Temporally consistent video semantic segmentation on a mobile device
Existing segmentation methods often have flickering artifacts and lack temporal consistency between video frames. They often rely on motion estimation for regularization. However, optical flow is not always available and reliable. Besides that, it is expensive to compute. In this demo, we showcase consistent and robust video segmentation using on-device adaptation running in real time on a smartphone. AuxAdapt, our novel online adaptation method, helps enhance the temporal consistency of the original output.

To enable real-time adaptation on a smartphone, we utilize heterogeneous computing to distribute AI tasks to the DSP and GPU, efficiently accelerating AI computations. For the video frames without AuxAdapt, you can see flickering in the base network output. With AuxAdapt, no flickering occurs. Our optimizations reduce the flickering significantly and decrease inference time by over 5x to 37 milliseconds and achieve real-time performance. AuxAdapt is an accepted CVPR demo, so if you are at the conference, stop by the demo area at 10 a.m., from Tuesday to Thursday.

Advanced CV capabilities enabling diverse use cases
Our research teams are working on virtually every CV technology, from segmentation, object recognition, and super-resolution to computational camera and 3D reconstruction. These core CV technologies are enhancing experiences on smartphones, automotive, XR, and IoT. For example, we are demonstrating panoptic segmentation, semantic object tracking, super resolution, CV for smart campuses, photorealistic facial avatars, and a skin temperature screening ​solution.

For example, our 4K super-resolution demo runs faster than real-time on-device at over 100 frames per second, enabling more immersive gaming and XR experiences. In addition, our real-time semantic object tracking demo showcases accurate one-shot long-term tracking of any object of interest, enabling camera features like auto-zoom for smooth pan, tile, and zoom control.

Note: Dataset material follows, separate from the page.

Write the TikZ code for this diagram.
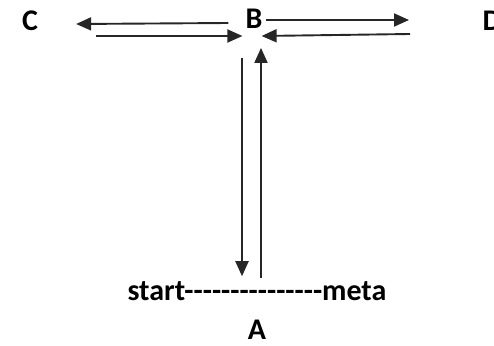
\documentclass[tikz,border=0pt]{standalone}
\usepackage{fontspec}
\setmainfont{Carlito}[Ligatures=TeXOff]
\usetikzlibrary{calc, arrows.meta}

\begin{document}
\begin{tikzpicture}[
    x=1pt, y=-1pt,
    letter/.style={inner sep=0pt, font=\bfseries\fontsize{30}{31}\selectfont},
    arrow/.style={-{Triangle[length=15pt, width=13pt]}, line width=1.9pt, draw=black!85},
  ]
    \useasboundingbox (0,0) rectangle (494,345);

    % Letters
    \node[letter] (C) at (30,21) {C};
    \node[letter] (B) at (254,19) {B};
    \node[letter] (D) at (492,21) {D};
    \node[letter] (LINE) at (257,291) {start---------------meta};
    \node[letter] (A) at (257,330) {A};

    % Arrow ends round B
    \coordinate (BCout) at ($(B.west)+(-17,4)$);
    \coordinate (BCin)  at ($(B.west)+(-3,17)$);
    \coordinate (BDout) at ($(B.east)+(3,1)$);
    \coordinate (BDin)  at ($(B.east)+(-1,17)$);
    \coordinate (BAout) at ($(B.south)+(-12,29)$);
    \coordinate (BAin)  at ($(B.south)+(7,19)$);

    % Arrow ends away from B
    \coordinate (CL) at ($(C.east)+(38,3)$);
    \coordinate (CR) at ($(C.east)+(58,15)$);
    \coordinate (DL) at (409,20);
    \coordinate (DR) at (410,34);
    \coordinate (AL) at ($(LINE.north)+(-15,-5)$);
    \coordinate (AR) at ($(LINE.north)+(4,-3)$);

    % Horizontal arrows
    \draw[arrow] (BCout) -- (CL);
    \draw[arrow] (CR) -- (BCin);
    \draw[arrow] (BDout) -- (DL);
    \draw[arrow] (DR) -- (BDin);

    % Vertical arrows
    \draw[arrow] (BAout) -- (AL);
    \draw[arrow] (AR) -- (BAin);
\end{tikzpicture}
\end{document}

Enabling technologies powering the metaverse
We believe that XR is going to be the next mobile computing platform. Our foundational XR research is addressing the fundamental challenges of making XR a mass market device. Our booth demos showcase a live VR demo on a commercial device, our AR reference design running a Snapdragon Spaces application, and fundamental CV technology advancements in 6 degrees-of-freedom tracking, 3D reconstruction, and much more.

AIMET Model Zoo
We are also very excited to share that the Qualcomm Innovation Center (QuIC) has released several image super-resolution models with different architecture types to the AI Model Efficiency Toolkit (AIMET) . AIMET provides the recipe for quantizing popular 32-bit floating point (FP32) models to 8-bit integer (INT8) models with little loss in accuracy. The tested and verified recipes include a script that optimizes TensorFlow or PyTorch models.

We hope that you can take advantage of these new super-resolution models since this CV capability is very useful across many applications, from gaming and photography to XR and autonomous driving. With our quantization optimizations, super-resolution models will run faster and much more efficiently on INT8 hardware while retaining FP32-like image quality, expanding the possibilities for additional use cases and different form factors.

We hope to meet you at CVPR or future AI conferences and share our impact on AI innovation. At Qualcomm Technologies, we make breakthroughs in fundamental research and scale them across devices and industries. Our AI solutions are powering the connected intelligent edge. Qualcomm AI Research works together with the rest of the company to integrate the latest AI developments and technology into our products — shortening the time between research in the lab and delivering advances in AI that enrich lives.